Experimental evidence of tetrahedral symmetry breaking in SiO2 glass under pressure

Bimodal behavior in the translational order of silicon’s second shell in SiO 2 liquid at high temperatures and high pressures has been recognized in theoretical studies, and the fraction of the S state with high tetrahedrality is considered as structural origin of the anomalous properties. However, it has not been well identified in experiment. Here we show experimental evidence of a bimodal behavior in the translational order of silicon’s second shell in SiO 2 glass under pressure. SiO 2 glass shows tetrahedral symmetry structure with separation between the first and second shells of silicon at low pressures, which corresponds to the S state structure reported in SiO 2 liquid. On the other hand, at high pressures, the silicon’s second shell collapses onto the first shell, and more silicon atoms locate in the first shell.

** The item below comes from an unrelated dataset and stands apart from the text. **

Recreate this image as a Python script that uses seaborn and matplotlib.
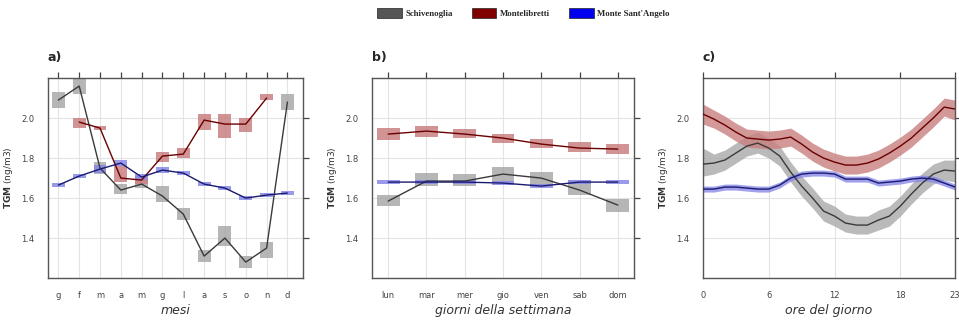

These observations indicate breaking of local tetrahedral symmetry in SiO 2 glass under pressure, as well as SiO 2 liquid. Understanding the structural origin of the anomalous properties of SiO 2 liquid and glass at high pressures is fundamental in wide range of scientific fields. Here, the authors find experimental evidence of a bimodal behavior in the translational order of silicon’s second shell and breaking of local tetrahedral symmetry in SiO 2 glass under pressure.